Inoltre: è lecito disubbidire a una legge votata da un governo democraticamente eletto in un paese democratico? Altra cosa è un regime dittatoriale che impone come in Cina la legge del figlio unico in modo autoritario. Non è più democratico partecipare al gioco della democrazia e battersi perché in parlamento arrivi a essere eletta una maggioranza che coincida con quello che tu ritieni giusto, ad esempio il no ai matrimoni gay?
Quante sono le leggi che non ci piacciono anche per soli motivi religiosi ma che un regime di convivenza civile e appunto democratico richiede di rispettare? Ecco perché è importante chiarire la differenza tra obiezione di coscienza e disobbedienza civile. La prima riguarda vita e morte e va garantita assolutamente, l’altra riguarda le coscienze personali e non c’è niente di scandaloso se vai in galera quando disobbedisci alla legge se hai intenzione di portare avanti una tua battaglia civile. Non è cioè uno stato perquisitorio e cattivo quello che ti manda in carcere. Semplicemente la pensa diversamente da te.
Questo caso sembra potenzialmente allargare l’area dei cosiddetti temi sensibili che legittimerebbero una obiezione. A ben vedere questa condotta è spesso inquadrata più correttamente sotto una più generale “libertà di coscienza” che è quella che pare voglia intendere il papa. Un’obiezione di coscienza fronteggia un atto opposto di disvalore estremo e immediato contro la persona. La libertà di coscienza può essere invocata in un caso come questo, dove all’ipotesi di disobbedienza alle leggi civili si oppone l’eccesso della sanzione dell’arresto e della detenzione.

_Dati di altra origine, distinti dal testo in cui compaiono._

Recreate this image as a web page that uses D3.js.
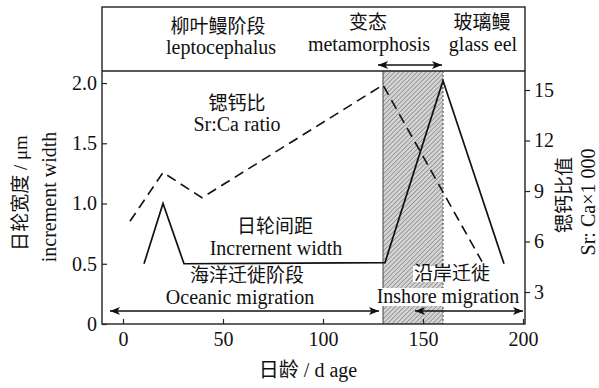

Un interessante commento letto in una discussione su Facebook sull’argomento sottolineava che “a me preoccupa l’idea di ‘obiezione di coscienza’ come ‘diritto umano’. Il diritto umano è un diritto garantito dallo stato e lo stato deve anche garantire l’ordine, ovvero l’applicazione delle leggi positive. Ne consegue che lo stato si troverà (e si trova) in una impasse. Se a questa tesi ‘difensiva’ non si affianca una tesi ‘propositiva’ di allineamento del diritto positivo alla legge naturale, ci troveremo (come cristiani) di fronte ad un ‘non expedit’ magari non formale ma sostanziale e forse (e dico forse) alla mercè di una possibile persecuzione conseguente alle ripetute disobbedienze civili”.

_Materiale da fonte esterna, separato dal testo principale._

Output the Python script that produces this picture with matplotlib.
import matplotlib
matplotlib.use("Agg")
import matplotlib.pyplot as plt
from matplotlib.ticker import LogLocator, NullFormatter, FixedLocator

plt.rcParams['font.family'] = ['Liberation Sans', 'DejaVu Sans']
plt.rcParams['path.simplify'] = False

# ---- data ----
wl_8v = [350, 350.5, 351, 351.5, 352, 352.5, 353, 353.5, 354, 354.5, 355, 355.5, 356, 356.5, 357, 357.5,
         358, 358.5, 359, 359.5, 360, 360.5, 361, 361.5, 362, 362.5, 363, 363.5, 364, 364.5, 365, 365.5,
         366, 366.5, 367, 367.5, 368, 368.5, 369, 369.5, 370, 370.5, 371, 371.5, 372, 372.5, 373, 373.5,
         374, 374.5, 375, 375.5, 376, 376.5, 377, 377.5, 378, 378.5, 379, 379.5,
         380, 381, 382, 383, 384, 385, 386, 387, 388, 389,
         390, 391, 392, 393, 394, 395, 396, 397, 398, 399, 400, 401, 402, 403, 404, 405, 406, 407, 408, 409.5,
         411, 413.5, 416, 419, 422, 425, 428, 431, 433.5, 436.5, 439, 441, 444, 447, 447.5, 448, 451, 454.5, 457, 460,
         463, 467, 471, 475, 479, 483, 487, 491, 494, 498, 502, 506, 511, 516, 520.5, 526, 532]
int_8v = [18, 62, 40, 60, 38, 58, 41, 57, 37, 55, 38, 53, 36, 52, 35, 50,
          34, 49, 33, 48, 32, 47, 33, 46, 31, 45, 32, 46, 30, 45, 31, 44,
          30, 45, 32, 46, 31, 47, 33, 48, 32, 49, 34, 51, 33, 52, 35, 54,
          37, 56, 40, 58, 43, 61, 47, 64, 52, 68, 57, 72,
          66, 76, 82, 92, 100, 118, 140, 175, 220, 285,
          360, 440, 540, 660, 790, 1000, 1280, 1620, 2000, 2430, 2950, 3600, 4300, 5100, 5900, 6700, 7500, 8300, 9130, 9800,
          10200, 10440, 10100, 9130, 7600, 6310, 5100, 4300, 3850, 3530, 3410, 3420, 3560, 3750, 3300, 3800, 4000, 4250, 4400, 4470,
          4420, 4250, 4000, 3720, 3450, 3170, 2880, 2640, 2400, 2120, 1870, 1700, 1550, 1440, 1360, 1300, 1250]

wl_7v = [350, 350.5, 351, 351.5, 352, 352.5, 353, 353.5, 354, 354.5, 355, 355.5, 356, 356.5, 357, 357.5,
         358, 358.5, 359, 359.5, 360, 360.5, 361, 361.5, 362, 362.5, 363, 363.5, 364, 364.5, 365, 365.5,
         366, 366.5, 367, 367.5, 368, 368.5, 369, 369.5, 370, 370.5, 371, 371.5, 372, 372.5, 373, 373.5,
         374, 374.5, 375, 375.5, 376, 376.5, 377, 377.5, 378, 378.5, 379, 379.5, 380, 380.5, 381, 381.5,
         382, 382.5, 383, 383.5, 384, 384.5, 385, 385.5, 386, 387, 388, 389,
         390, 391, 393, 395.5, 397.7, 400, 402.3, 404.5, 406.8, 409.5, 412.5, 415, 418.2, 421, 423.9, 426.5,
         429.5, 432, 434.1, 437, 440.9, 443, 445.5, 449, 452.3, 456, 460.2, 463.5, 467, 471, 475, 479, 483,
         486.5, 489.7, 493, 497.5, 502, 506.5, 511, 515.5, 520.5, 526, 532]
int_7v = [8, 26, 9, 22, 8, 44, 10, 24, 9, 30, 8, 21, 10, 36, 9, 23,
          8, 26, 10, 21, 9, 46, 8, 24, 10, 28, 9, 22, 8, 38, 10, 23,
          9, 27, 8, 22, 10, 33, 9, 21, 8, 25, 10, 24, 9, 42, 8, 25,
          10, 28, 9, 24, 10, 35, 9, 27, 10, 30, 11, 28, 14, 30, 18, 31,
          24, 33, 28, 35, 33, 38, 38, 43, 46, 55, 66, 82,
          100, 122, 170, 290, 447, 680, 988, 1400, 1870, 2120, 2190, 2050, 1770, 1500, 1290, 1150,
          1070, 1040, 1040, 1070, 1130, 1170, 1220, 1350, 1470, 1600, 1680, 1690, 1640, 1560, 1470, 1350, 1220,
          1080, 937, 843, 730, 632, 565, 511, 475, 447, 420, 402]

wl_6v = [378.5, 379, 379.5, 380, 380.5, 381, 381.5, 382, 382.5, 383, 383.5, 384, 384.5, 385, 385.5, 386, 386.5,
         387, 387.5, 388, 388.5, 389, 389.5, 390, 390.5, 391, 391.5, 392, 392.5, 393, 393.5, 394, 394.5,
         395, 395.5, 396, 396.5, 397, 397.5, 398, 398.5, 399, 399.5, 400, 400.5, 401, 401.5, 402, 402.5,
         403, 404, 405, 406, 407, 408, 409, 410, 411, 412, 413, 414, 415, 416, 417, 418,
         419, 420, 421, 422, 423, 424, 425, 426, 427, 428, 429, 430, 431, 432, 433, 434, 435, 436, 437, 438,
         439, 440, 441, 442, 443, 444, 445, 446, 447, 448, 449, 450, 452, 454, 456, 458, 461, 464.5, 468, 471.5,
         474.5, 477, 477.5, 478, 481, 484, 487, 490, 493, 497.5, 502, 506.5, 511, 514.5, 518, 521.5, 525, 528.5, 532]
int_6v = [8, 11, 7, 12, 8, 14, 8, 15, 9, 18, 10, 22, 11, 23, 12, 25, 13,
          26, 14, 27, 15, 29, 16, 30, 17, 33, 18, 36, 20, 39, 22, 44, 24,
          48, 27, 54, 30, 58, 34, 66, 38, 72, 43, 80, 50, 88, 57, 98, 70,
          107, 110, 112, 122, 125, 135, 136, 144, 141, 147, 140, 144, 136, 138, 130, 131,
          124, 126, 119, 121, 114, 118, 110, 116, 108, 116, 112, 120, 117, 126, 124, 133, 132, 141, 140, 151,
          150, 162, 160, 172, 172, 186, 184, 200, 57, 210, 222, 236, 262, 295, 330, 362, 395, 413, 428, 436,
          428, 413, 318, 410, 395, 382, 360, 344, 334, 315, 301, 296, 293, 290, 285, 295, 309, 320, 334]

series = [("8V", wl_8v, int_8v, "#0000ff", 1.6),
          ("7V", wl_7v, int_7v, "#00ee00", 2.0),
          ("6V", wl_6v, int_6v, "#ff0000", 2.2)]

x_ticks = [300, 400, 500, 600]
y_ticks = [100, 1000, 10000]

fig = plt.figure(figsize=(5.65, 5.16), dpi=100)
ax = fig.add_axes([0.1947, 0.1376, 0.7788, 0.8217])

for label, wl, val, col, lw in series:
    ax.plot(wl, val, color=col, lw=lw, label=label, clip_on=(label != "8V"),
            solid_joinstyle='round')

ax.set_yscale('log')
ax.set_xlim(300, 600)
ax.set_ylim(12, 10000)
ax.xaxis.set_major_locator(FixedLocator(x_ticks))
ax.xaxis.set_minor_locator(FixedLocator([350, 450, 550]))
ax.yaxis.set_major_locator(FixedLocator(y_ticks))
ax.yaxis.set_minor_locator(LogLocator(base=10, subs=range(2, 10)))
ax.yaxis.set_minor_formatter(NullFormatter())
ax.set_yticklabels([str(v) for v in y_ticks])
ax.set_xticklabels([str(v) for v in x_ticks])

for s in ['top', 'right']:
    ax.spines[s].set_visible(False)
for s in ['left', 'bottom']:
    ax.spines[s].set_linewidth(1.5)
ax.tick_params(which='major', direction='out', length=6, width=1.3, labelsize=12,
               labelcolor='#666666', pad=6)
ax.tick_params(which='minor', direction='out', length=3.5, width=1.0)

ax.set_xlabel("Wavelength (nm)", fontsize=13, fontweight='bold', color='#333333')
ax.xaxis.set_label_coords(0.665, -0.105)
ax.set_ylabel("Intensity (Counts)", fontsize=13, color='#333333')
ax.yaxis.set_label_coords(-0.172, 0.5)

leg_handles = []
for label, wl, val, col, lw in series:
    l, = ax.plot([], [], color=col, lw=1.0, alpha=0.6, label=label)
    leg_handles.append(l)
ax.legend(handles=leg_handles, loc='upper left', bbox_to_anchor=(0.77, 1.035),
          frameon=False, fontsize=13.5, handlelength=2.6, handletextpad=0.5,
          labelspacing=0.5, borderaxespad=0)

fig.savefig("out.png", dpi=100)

Dire che il matrimonio è della società civile è giusto perché non tutti sono credenti. Per il cristiano è un sacramento perché Gesù viene a “prendere dimora” tra i due sposi che glielo chiedono con il matrimonio. Ma questa consapevolezza è frutto di fede, non si può certo imporre o dare per supposto che debba essere così per tutti. E visto che siamo in regimi democratici, se la maggioranza della popolazione vota a favore del matrimonio gay, è giusto rispettare la decisione della maggioranza.

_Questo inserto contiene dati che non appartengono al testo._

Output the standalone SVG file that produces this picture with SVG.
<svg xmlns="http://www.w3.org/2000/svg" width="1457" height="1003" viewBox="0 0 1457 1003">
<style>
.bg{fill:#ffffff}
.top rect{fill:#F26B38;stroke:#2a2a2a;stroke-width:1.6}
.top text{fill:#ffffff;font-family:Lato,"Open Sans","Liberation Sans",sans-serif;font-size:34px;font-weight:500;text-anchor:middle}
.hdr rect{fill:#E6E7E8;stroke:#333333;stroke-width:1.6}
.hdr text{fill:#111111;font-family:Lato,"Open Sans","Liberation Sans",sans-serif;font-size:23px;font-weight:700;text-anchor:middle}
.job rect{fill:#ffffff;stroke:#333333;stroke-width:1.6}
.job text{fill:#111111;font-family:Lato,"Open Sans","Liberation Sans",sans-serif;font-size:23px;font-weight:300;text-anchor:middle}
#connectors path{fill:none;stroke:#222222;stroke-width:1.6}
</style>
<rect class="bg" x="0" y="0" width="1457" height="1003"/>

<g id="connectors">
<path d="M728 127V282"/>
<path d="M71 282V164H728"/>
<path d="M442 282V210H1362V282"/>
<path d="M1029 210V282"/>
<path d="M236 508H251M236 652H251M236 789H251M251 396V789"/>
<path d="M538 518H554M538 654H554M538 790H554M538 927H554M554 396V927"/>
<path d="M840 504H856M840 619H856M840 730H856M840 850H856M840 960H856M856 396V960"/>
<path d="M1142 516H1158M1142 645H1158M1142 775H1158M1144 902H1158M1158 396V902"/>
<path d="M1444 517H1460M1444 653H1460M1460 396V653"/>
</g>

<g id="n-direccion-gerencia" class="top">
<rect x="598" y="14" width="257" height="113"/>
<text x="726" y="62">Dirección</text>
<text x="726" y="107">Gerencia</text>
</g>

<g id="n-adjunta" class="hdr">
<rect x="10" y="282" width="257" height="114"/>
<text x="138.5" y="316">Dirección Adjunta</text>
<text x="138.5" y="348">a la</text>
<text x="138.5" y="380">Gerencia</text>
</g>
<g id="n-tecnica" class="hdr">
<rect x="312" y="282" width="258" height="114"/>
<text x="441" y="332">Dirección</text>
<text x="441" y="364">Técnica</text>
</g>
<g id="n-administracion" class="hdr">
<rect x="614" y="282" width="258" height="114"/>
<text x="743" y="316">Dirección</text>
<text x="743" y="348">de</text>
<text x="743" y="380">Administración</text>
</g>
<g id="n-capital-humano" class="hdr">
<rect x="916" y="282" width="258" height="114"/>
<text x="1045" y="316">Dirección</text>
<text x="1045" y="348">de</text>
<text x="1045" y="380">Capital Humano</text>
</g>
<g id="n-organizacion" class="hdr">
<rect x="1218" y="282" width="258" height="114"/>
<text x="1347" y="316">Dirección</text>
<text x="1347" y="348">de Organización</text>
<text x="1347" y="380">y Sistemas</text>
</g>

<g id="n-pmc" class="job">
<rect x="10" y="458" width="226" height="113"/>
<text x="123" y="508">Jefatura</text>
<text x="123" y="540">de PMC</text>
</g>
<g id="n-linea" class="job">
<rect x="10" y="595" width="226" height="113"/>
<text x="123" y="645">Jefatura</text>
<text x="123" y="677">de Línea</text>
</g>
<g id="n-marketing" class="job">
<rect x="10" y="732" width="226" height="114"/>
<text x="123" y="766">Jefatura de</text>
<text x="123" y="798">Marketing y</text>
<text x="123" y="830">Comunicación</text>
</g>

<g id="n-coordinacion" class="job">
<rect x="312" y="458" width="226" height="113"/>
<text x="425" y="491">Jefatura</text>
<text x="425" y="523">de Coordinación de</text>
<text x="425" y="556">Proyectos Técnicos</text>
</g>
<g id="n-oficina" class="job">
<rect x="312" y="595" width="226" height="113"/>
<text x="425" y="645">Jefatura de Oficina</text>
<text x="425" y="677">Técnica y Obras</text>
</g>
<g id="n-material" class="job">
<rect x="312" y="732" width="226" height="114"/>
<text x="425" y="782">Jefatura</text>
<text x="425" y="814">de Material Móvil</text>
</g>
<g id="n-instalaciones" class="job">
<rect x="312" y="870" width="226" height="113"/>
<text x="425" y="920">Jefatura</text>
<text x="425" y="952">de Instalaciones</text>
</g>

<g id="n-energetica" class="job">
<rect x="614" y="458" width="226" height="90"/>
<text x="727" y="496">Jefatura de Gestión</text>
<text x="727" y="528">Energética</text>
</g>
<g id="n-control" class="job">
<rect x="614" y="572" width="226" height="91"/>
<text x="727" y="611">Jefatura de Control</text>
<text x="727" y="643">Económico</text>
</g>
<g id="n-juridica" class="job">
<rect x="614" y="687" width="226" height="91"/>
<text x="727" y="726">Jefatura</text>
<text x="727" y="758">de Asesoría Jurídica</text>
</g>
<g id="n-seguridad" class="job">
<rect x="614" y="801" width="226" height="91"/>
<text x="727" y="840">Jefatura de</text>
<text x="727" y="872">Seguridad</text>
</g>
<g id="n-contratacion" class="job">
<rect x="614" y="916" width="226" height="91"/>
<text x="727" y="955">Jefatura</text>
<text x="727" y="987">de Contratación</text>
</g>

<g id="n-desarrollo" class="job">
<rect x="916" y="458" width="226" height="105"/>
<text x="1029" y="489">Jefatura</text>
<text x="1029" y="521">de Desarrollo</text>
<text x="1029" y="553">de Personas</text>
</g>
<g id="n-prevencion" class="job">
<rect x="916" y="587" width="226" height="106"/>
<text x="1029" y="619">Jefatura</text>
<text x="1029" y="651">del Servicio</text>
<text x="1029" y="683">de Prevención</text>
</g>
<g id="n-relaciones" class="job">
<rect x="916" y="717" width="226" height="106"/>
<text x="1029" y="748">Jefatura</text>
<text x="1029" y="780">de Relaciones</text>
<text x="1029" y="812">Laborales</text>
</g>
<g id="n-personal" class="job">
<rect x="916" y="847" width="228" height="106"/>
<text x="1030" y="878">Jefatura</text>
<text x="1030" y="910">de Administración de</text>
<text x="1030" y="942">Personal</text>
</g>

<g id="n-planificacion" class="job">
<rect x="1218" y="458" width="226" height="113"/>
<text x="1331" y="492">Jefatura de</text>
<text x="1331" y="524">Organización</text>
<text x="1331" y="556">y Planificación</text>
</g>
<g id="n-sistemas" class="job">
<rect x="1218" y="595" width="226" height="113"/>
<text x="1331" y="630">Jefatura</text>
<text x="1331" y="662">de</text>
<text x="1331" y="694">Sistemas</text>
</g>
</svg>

La storia di Kim Davis è una storia tipicamente americana, la donna non è neppure cattolica, e sappiamo quanto i fedeli protestanti americani a volte scivolino facilmente nel moralismo più accecante, nello schieramento di parte politica, fino a spingere persone evidentemente con scarso controllo psicologico a sparare ai dottori abortisti. L’insegnamento di questo papa è cosa ben diversa. Per quanto ne sappiamo, può aver incontrato Kim Davis per ricordarle che il costruire muri non porta mai a niente. Ma le ha regalato un rosario, che alla fine è la cosa più bella di questa storia.